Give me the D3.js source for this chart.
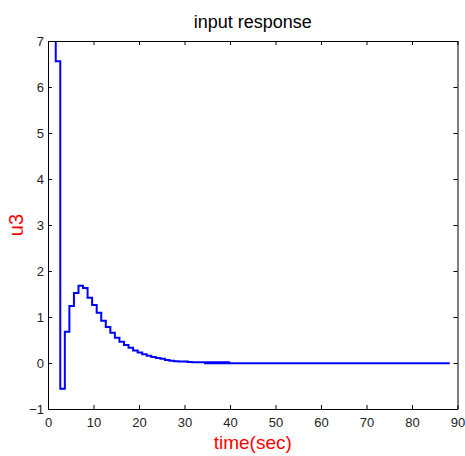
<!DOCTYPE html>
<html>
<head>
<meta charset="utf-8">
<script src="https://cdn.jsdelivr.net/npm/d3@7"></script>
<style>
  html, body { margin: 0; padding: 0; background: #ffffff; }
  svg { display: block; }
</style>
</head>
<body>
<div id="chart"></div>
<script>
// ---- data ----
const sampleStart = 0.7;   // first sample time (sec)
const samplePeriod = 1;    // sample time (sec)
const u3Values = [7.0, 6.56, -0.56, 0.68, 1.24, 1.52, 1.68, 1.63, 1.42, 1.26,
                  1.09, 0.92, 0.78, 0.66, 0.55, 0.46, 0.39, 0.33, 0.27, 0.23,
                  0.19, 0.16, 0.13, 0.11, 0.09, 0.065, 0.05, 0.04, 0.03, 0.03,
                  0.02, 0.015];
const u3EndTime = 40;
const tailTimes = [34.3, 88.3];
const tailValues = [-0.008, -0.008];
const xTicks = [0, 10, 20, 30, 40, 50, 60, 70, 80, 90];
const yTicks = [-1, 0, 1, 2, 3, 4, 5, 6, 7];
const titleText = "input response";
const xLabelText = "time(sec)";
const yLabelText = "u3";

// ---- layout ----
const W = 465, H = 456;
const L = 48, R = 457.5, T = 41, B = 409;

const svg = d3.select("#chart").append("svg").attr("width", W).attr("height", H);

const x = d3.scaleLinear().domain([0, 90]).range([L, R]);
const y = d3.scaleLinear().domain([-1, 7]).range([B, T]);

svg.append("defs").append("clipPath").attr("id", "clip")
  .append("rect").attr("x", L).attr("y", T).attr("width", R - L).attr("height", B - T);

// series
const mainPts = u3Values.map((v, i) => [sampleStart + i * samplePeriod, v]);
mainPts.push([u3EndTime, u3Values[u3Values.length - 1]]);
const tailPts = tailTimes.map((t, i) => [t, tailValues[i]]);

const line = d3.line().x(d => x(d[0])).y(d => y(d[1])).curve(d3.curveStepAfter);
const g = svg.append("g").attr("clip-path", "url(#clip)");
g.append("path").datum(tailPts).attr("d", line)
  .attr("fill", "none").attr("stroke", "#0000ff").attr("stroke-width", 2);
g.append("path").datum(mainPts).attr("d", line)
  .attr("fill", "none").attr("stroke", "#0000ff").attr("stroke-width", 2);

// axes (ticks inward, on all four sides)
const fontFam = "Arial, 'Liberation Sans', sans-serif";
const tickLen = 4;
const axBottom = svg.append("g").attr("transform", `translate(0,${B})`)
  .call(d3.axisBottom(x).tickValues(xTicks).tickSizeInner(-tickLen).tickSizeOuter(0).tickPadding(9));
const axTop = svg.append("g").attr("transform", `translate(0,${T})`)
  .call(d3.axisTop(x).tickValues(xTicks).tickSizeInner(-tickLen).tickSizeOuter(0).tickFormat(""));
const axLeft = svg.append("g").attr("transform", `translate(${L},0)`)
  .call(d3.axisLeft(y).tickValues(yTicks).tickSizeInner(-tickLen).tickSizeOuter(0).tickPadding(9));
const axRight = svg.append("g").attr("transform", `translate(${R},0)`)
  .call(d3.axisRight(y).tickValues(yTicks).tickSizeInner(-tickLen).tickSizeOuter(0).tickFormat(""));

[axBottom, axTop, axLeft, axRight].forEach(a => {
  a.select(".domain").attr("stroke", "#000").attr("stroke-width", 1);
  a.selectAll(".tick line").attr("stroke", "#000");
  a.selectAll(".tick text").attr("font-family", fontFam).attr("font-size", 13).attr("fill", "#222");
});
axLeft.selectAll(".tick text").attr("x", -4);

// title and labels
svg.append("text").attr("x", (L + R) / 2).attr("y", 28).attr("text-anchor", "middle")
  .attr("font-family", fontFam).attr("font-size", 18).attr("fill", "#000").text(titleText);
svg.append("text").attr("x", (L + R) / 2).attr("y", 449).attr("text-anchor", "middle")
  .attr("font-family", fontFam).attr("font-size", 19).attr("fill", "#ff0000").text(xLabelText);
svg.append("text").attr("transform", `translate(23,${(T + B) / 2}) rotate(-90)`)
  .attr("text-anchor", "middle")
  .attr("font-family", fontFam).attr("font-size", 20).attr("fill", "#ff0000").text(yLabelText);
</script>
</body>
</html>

> **WHAT IS EXPECTED**
Extract every line of the data exactly; pictures stay out.

> **COMPLETED EXERCISE**
Give me the D3.js source for this chart.
<!DOCTYPE html>
<html>
<head>
<meta charset="utf-8">
<script src="https://cdn.jsdelivr.net/npm/d3@7"></script>
<style>
  html, body { margin: 0; padding: 0; background: #ffffff; }
  svg { display: block; }
</style>
</head>
<body>
<div id="chart"></div>
<script>
// ---- data ----
const sampleStart = 0.7;   // first sample time (sec)
const samplePeriod = 1;    // sample time (sec)
const u3Values = [7.0, 6.56, -0.56, 0.68, 1.24, 1.52, 1.68, 1.63, 1.42, 1.26,
                  1.09, 0.92, 0.78, 0.66, 0.55, 0.46, 0.39, 0.33, 0.27, 0.23,
                  0.19, 0.16, 0.13, 0.11, 0.09, 0.065, 0.05, 0.04, 0.03, 0.03,
                  0.02, 0.015];
const u3EndTime = 40;
const tailTimes = [34.3, 88.3];
const tailValues = [-0.008, -0.008];
const xTicks = [0, 10, 20, 30, 40, 50, 60, 70, 80, 90];
const yTicks = [-1, 0, 1, 2, 3, 4, 5, 6, 7];
const titleText = "input response";
const xLabelText = "time(sec)";
const yLabelText = "u3";

// ---- layout ----
const W = 465, H = 456;
const L = 48, R = 457.5, T = 41, B = 409;

const svg = d3.select("#chart").append("svg").attr("width", W).attr("height", H);

const x = d3.scaleLinear().domain([0, 90]).range([L, R]);
const y = d3.scaleLinear().domain([-1, 7]).range([B, T]);

svg.append("defs").append("clipPath").attr("id", "clip")
  .append("rect").attr("x", L).attr("y", T).attr("width", R - L).attr("height", B - T);

// series
const mainPts = u3Values.map((v, i) => [sampleStart + i * samplePeriod, v]);
mainPts.push([u3EndTime, u3Values[u3Values.length - 1]]);
const tailPts = tailTimes.map((t, i) => [t, tailValues[i]]);

const line = d3.line().x(d => x(d[0])).y(d => y(d[1])).curve(d3.curveStepAfter);
const g = svg.append("g").attr("clip-path", "url(#clip)");
g.append("path").datum(tailPts).attr("d", line)
  .attr("fill", "none").attr("stroke", "#0000ff").attr("stroke-width", 2);
g.append("path").datum(mainPts).attr("d", line)
  .attr("fill", "none").attr("stroke", "#0000ff").attr("stroke-width", 2);

// axes (ticks inward, on all four sides)
const fontFam = "Arial, 'Liberation Sans', sans-serif";
const tickLen = 4;
const axBottom = svg.append("g").attr("transform", `translate(0,${B})`)
  .call(d3.axisBottom(x).tickValues(xTicks).tickSizeInner(-tickLen).tickSizeOuter(0).tickPadding(9));
const axTop = svg.append("g").attr("transform", `translate(0,${T})`)
  .call(d3.axisTop(x).tickValues(xTicks).tickSizeInner(-tickLen).tickSizeOuter(0).tickFormat(""));
const axLeft = svg.append("g").attr("transform", `translate(${L},0)`)
  .call(d3.axisLeft(y).tickValues(yTicks).tickSizeInner(-tickLen).tickSizeOuter(0).tickPadding(9));
const axRight = svg.append("g").attr("transform", `translate(${R},0)`)
  .call(d3.axisRight(y).tickValues(yTicks).tickSizeInner(-tickLen).tickSizeOuter(0).tickFormat(""));

[axBottom, axTop, axLeft, axRight].forEach(a => {
  a.select(".domain").attr("stroke", "#000").attr("stroke-width", 1);
  a.selectAll(".tick line").attr("stroke", "#000");
  a.selectAll(".tick text").attr("font-family", fontFam).attr("font-size", 13).attr("fill", "#222");
});
axLeft.selectAll(".tick text").attr("x", -4);

// title and labels
svg.append("text").attr("x", (L + R) / 2).attr("y", 28).attr("text-anchor", "middle")
  .attr("font-family", fontFam).attr("font-size", 18).attr("fill", "#000").text(titleText);
svg.append("text").attr("x", (L + R) / 2).attr("y", 449).attr("text-anchor", "middle")
  .attr("font-family", fontFam).attr("font-size", 19).attr("fill", "#ff0000").text(xLabelText);
svg.append("text").attr("transform", `translate(23,${(T + B) / 2}) rotate(-90)`)
  .attr("text-anchor", "middle")
  .attr("font-family", fontFam).attr("font-size", 20).attr("fill", "#ff0000").text(yLabelText);
</script>
</body>
</html>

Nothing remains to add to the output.